Recently a councillor was suspended from her duties in an English local council for an on-line comment that she personally did not want to see flags promoting sexuality paraded in the street. Her argument was not that she objected to the specific sexuality being promoted but any sexuality. These belonged in the bedroom not the pubic square was her view. Her local party didn’t agree. While it is sadly true, that what happens behind closed doors can be quite evil, forcing open the door and breaking down the distinction between the private and the public won’t necessarily eradicate it.

But the binary is not only realistic and practical, it is beautiful. There is something wonderful and intriguing about it. It holds mystery and inspires curiosity, That, you are not me, makes you interesting. There is something beautiful about the otherness: the relationship between a child and an adult, between someone from a different culture, background, religion, language, between the present and our record of the past, between the openness of the public and the intimacy of the private, between the fantasy of a novel, a play a song and the reality of life. 

When all these boundaries are transgressed and a non-binary dogma is followed to its inevitable conclusion, you are left with a disturbed, illogical, impractical world and one devoid of beauty and loveliness.

5 thoughts on “BINARY BEAUTY

  1. Very good. I’ve sometimes thought along these lines, but I don’t think I could have put it anywhere near as well as you have.

  2. Would you no go as far as trinary, here and there? I am also recalling “Jews good, Samaritans bad” and a man going down from Jerusalem to Jericho . . (OK sheep and goats!). And then there are the human-made hard boundaries – animals/humans, humans/nature, kings/commoners, etc. which cause so much harm. I would also add flesh/spirit, blacks at the back of the bus, “just a dog”, lining up by Boys and Girls to go into school. Och, there’s so much in this, like what are we going to do re national borders when the mass migration in flight from climate collapse gathers momentum? And quantum science, anyone?

    • If I was clever I could maybe have a good answer here, but my wee mind is going round in circles. I don’t understand, however, being aware of differences inevitably leads to a moral judgement on good and bad.

      • I’m with you on this one, Crawford. Of course arbitrary divisions can be invidious, as bro David suggests. I think the key to respectful, inclusive thinking and behaviour is to be open and generous when the categories don’t matter, but to wisely discriminate when they matter a great deal. For example, maybe we shouldn’t eat animals (although I was offered a bacon role in David’s house recently) but we definitely shouldn’t shag sheep.

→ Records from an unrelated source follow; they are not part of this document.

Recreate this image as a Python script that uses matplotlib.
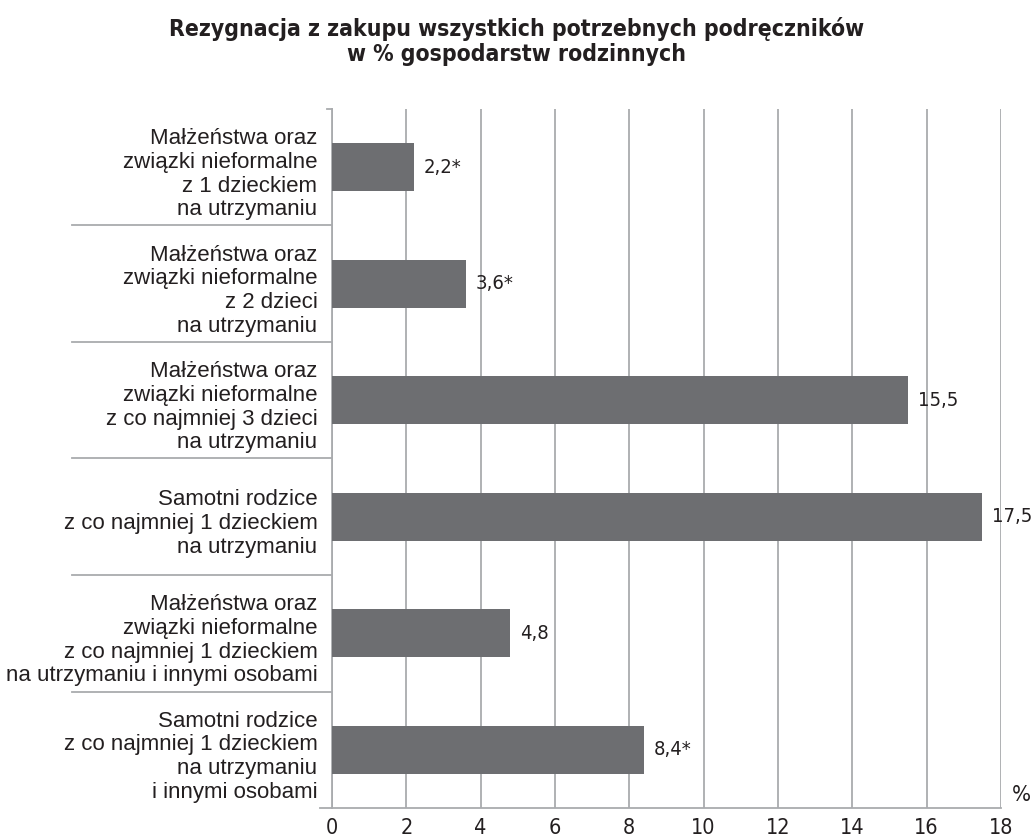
import matplotlib
matplotlib.use('Agg')
import matplotlib.pyplot as plt
import matplotlib.transforms as mtransforms
import numpy as np

categories = [
    'Małżeństwa oraz\nzwiązki nieformalne\nz 1 dzieckiem\nna utrzymaniu',
    'Małżeństwa oraz\nzwiązki nieformalne\nz 2 dzieci\nna utrzymaniu',
    'Małżeństwa oraz\nzwiązki nieformalne\nz co najmniej 3 dzieci\nna utrzymaniu',
    'Samotni rodzice\nz co najmniej 1 dzieckiem\nna utrzymaniu',
    'Małżeństwa oraz\nzwiązki nieformalne\nz co najmniej 1 dzieckiem\nna utrzymaniu i innymi osobami',
    'Samotni rodzice\nz co najmniej 1 dzieckiem\nna utrzymaniu\ni innymi osobami',
]
values = [2.2, 3.6, 15.5, 17.5, 4.8, 8.4]
flagged = [True, True, False, False, False, True]   # estimate marked with *
xticks = list(range(0, 19, 2))

title = ('Rezygnacja z zakupu wszystkich potrzebnych podręczników\n'
         'w % gospodarstw rodzinnych')

plt.rcParams['font.family'] = ['Liberation Sans', 'DejaVu Sans']

bar_color = '#6d6e71'
grid_color = '#a9abae'
txt_color = '#231f20'
narrow = dict(family='DejaVu Sans', fontstretch='condensed')

fig = plt.figure(figsize=(10.32, 8.38), dpi=100)
ax = fig.add_axes([332 / 1032, 1 - 808 / 838, 669 / 1032, 699 / 838])

y = np.arange(len(categories))
ax.barh(y, values, height=0.41, color=bar_color, zorder=3)

for yi, v, f in zip(y, values, flagged):
    lab = f'{v:.1f}'.replace('.', ',') + ('*' if f else '')
    ax.annotate(lab, (v, yi), xytext=(7, 0), textcoords='offset points',
                ha='left', va='center', fontsize=14.5, color=txt_color, **narrow)

ax.set_xlim(0, 18)
ax.set_ylim(len(categories) - 0.5, -0.5)
ax.set_xticks(xticks)
ax.set_xticklabels([str(t) for t in xticks], fontsize=15.5, color=txt_color, **narrow)
ax.tick_params(axis='x', length=0, pad=7)
ax.set_yticks([])
ax.xaxis.grid(True, color=grid_color, lw=1.3, zorder=0)
ax.set_axisbelow(True)

for s in ['top', 'right']:
    ax.spines[s].set_visible(False)
for s in ['left', 'bottom']:
    ax.spines[s].set_color(grid_color)
    ax.spines[s].set_linewidth(1.3)

# category labels, right-aligned left of the axis
for yi, c in zip(y, categories):
    ax.annotate(c, (0, yi), xytext=(-10.5, -5), textcoords='offset points',
                ha='right', va='center', fontsize=16, color=txt_color,
                linespacing=1.17)

# separator lines between categories
trans = mtransforms.blended_transform_factory(ax.transAxes, ax.transData)
for b in np.arange(0.5, len(categories) - 0.5, 1):
    ax.plot([-260 / 669, 0], [b, b], transform=trans, color=grid_color,
            lw=1.3, clip_on=False)
ax.plot([-5 / 669, 0], [-0.5, -0.5], transform=trans, color=grid_color, lw=1.3, clip_on=False)
ax.plot([-12 / 669, 0], [len(categories) - 0.5] * 2, transform=trans,
        color=grid_color, lw=1.3, clip_on=False)

ax.text(1.017, 0.005, '%', transform=ax.transAxes, ha='left', va='bottom',
        fontsize=16, color=txt_color, **narrow)

fig.text(0.5005, 0.98, title, ha='center', va='top', fontsize=16.5,
         fontweight='bold', color=txt_color, linespacing=1.15, **narrow)

fig.savefig('out.png', dpi=100)
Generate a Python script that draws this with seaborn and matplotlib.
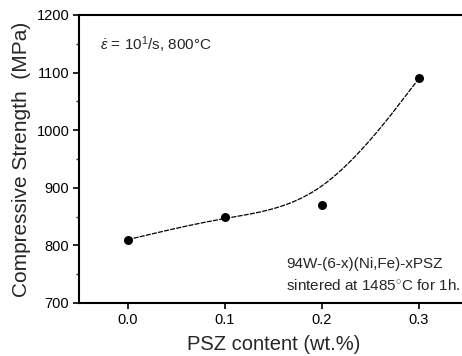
import numpy as np
import pandas as pd
import matplotlib
matplotlib.use("Agg")
import matplotlib.pyplot as plt
from matplotlib.ticker import MultipleLocator
import seaborn as sns

# ---- data ----
psz_content = [0.0, 0.1, 0.2, 0.3]          # wt.%
strength = [810, 850, 870, 1090]            # MPa
x_ticks = [0.0, 0.1, 0.2, 0.3]
x_tick_labels = ["0.0", "0.1", "0.2", "0.3"]
y_ticks = [700, 800, 900, 1000, 1100, 1200]
y_tick_labels = ["700", "800", "900", "1000", "1100", "1200"]

sns.set_style("ticks")
plt.rcParams['font.family'] = ['Liberation Sans', 'DejaVu Sans']
plt.rcParams['mathtext.fontset'] = 'custom'
plt.rcParams['mathtext.rm'] = 'Liberation Sans'
plt.rcParams['mathtext.it'] = 'Liberation Sans:italic'


def bspline_curve(xs, ys, n=60):
    """Uniform cubic B-spline with the data as control points (ends tripled)."""
    px = np.r_[[xs[0]] * 2, xs, [xs[-1]] * 2]
    py = np.r_[[ys[0]] * 2, ys, [ys[-1]] * 2]
    t = np.linspace(0, 1, n)
    b0 = (1 - t) ** 3 / 6
    b1 = (3 * t ** 3 - 6 * t ** 2 + 4) / 6
    b2 = (-3 * t ** 3 + 3 * t ** 2 + 3 * t + 1) / 6
    b3 = t ** 3 / 6
    cx, cy = [], []
    for i in range(len(px) - 3):
        cx.append(b0 * px[i] + b1 * px[i + 1] + b2 * px[i + 2] + b3 * px[i + 3])
        cy.append(b0 * py[i] + b1 * py[i + 1] + b2 * py[i + 2] + b3 * py[i + 3])
    return np.concatenate(cx), np.concatenate(cy)


cx, cy = bspline_curve(np.array(psz_content, float), np.array(strength, float))
curve = pd.DataFrame({"x": cx, "y": cy})
pts = pd.DataFrame({"x": psz_content, "y": strength})

W, H = 462, 356
fig = plt.figure(figsize=(W / 100, H / 100), dpi=100)
left, right, top, bottom = 79, 467.6, 15, 303
ax = fig.add_axes([left / W, (H - bottom) / H, (right - left) / W, (bottom - top) / H])

sns.lineplot(data=curve, x="x", y="y", ax=ax, sort=False, color="black",
             linewidth=0.9, linestyle=(0, (4, 1.0)), estimator=None)
sns.scatterplot(data=pts, x="x", y="y", ax=ax, color="black", s=42,
                edgecolor="black", linewidth=0, zorder=5)

ax.set_xlim(-0.05, 0.35)
ax.set_ylim(700, 1200)
ax.set_xticks(x_ticks)
ax.set_xticklabels(x_tick_labels)
ax.set_yticks(y_ticks)
ax.set_yticklabels(y_tick_labels)
ax.yaxis.set_minor_locator(MultipleLocator(50))
ax.tick_params(axis="both", which="major", direction="out", length=4, width=1.2,
               labelsize=10.5, color="black", labelcolor="black", pad=3)
ax.tick_params(axis="y", which="minor", direction="out", length=2.5, width=1.0)
for s in ["left", "bottom", "top", "right"]:
    ax.spines[s].set_visible(True)
    ax.spines[s].set_linewidth(1.5)
    ax.spines[s].set_color("black")

ax.set_xlabel("PSZ content (wt.%)", fontsize=14.5, labelpad=6)
ax.set_ylabel("Compressive Strength  (MPa)", fontsize=15, labelpad=4)


def px_text(x, y, s, **kw):
    # place text by reference pixel position (from top-left)
    fig.text(x / W, 1 - y / H, s, va="center", ha="left", **kw)


px_text(100, 45, r"$\dot{\varepsilon}$ = 10$^{1}$/s, 800°C", fontsize=11)
px_text(286, 264, "94W-(6-x)(Ni,Fe)-xPSZ", fontsize=11)
px_text(286, 285, "sintered at 1485$^{\\circ}$C for 1h.", fontsize=11)

fig.savefig("out.png", dpi=100)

        Sex as a category doesn’t matter at all in most of life. As a woman I have always strongly resisted the notion that I can’t do things that were traditionally reserved for men. In most circumstances I want to be seen as me, not as a woman. However, sex really does matter in procreation, in sport, in health and areas where women may be particularly vulnerable. I admire young people’s rejection of sex stereotypical roles, but fear that in rejecting them they have actually unwittingly bound themselves further. The ‘non binary’ young people of my acquaintance seem to feel they have to act out being male and female, when in fact they are simply reproducing stereotypically masculine and feminine roles, dress and behaviours.